Minha tese de mestrado baseada em Kahneman
Tive a oportunidade de ver Kahneman no início dos anos 2000 (quando o assunto ainda não era tão popular como atualmente) durante uma apresentação dele em São Paulo, a convite do meu então empregador, o BankBoston. Nesta época, eu já tinha lido vários dos artigos científicos que ele escreveu.
Pouco depois eu comecei a minha tese de mestrado no momento em que poucas pessoas conheciam os trabalhos dele e tinham a possibilidade de me orientar no assunto.
De alguma forma montar uma tese baseada nas teorias de Kahneman para o mercado brasileiro foi um pouco tatear no escuro.
Eu queria ver se os parâmetros da teoria da perspectiva no Brasil eram semelhantes aos que Kahneman tinha encontrado para os EUA.
Os ensinamentos de Kahneman
Consegui trocar uma série de e-mails com ele algum tempo depois da palestra, e ele sempre me respondeu.
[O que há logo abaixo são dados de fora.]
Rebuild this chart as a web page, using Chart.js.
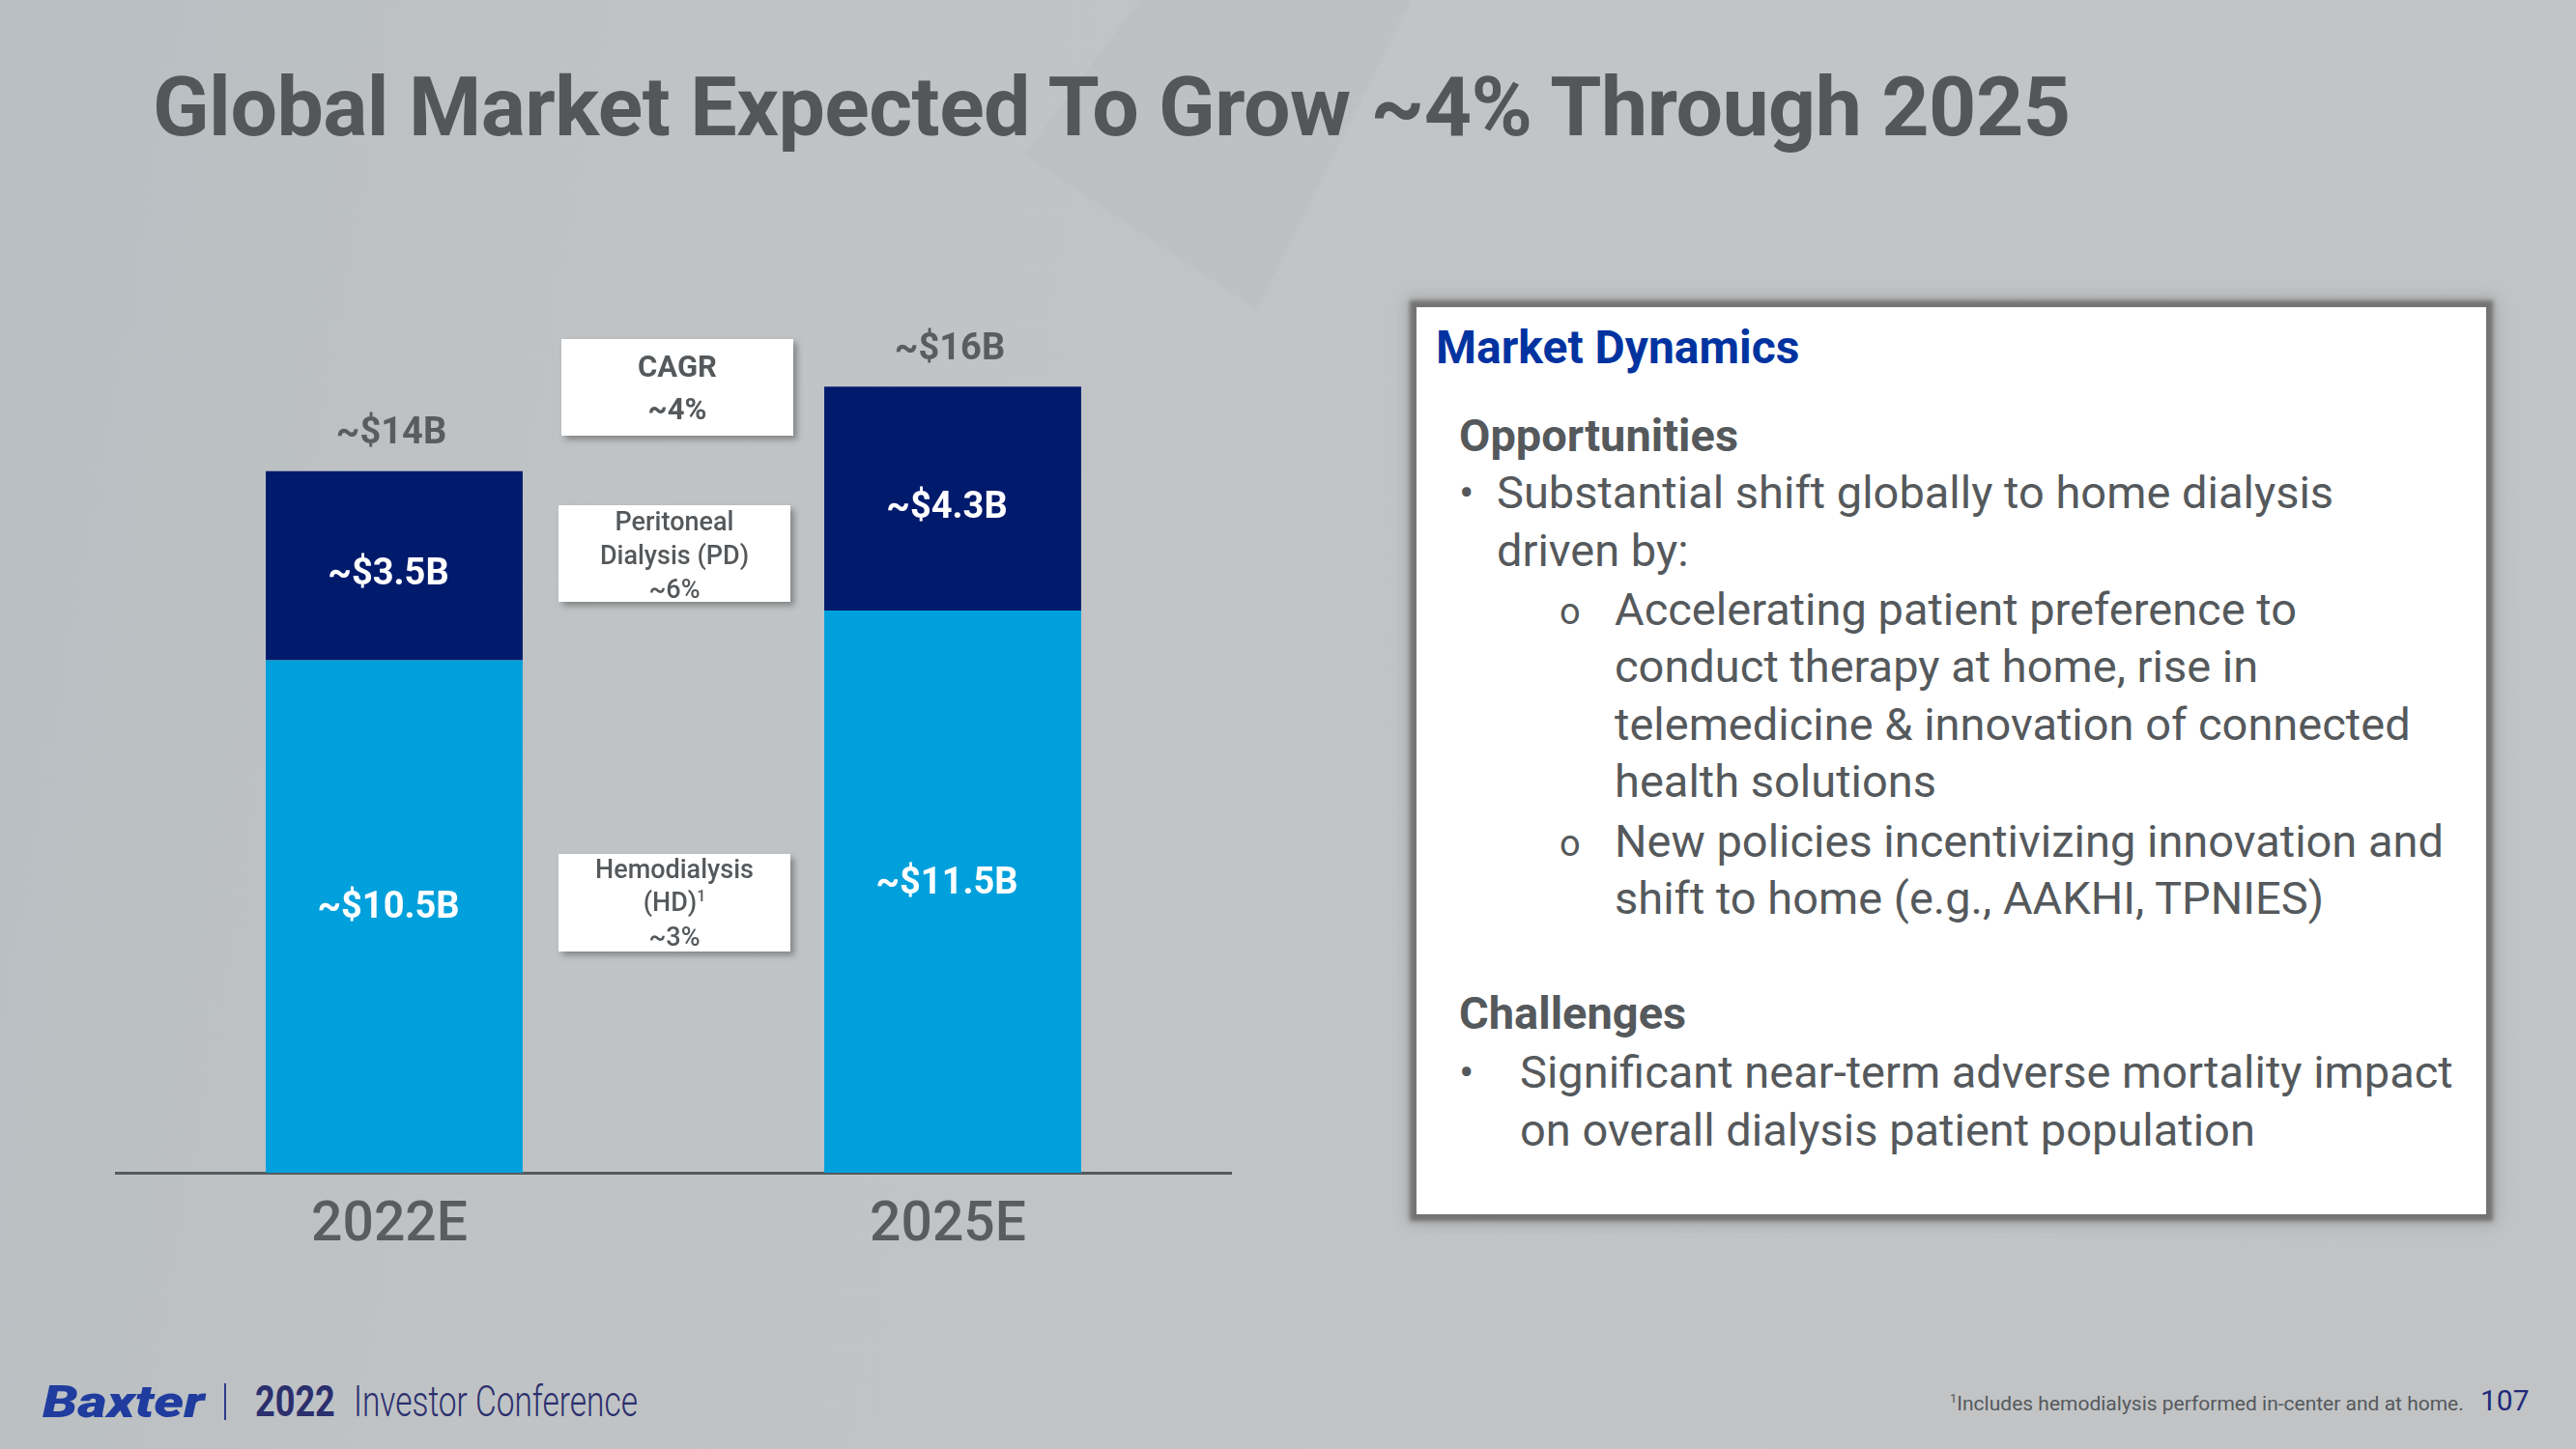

Às vezes com respostas bem simples. Outras vezes com orientações de leitura ou mesmo com orientações de procurar outros pesquisadores que poderiam me conduzir melhor. Era 2004.
Então, vários anos depois, ainda em São Paulo, o reencontrei e tive a oportunidade de trocar umas breves palavras. Tentei puxar, sem sucesso, pela sua memória alguma lembrança dos e-mails que tínhamos trocado. A esta altura ele já tinha compilado vários elementos dos seus estudos no seu best seller “Rápido e Devegar: duas formas de pensar”.
Entretanto ele se mostrou extremamente interessado em saber os resultados que eu tinha Obtido nos estudos. Fiquei feliz a vê-lo esboçar um sorriso (um tanto acadêmico) quando afirmei que os números que eu tinha obtido para o Brasil, (como o coeficiente de aversão a perdas) eram muito semelhantes aos que ele tinha detectado nos trabalhos dos EUA.
Ganhos e perdas
Enquanto escrevo estas linhas, me veio à mente o conceito de aversão a perdas. Assim, ela descreve que a dor gerada por uma perda só pode ser compensada pela alegria que de um ganho de magnitude 2,25 vezes maior.
Que ironia do destino, pois a dor da perda do próprio Kahneman para os mundos acadêmico e financeiro jamais poderá ser medido.
Kahneman partiu, mas deixou uma herança na mente de milhares de pessoas. E grandes ensinamentos.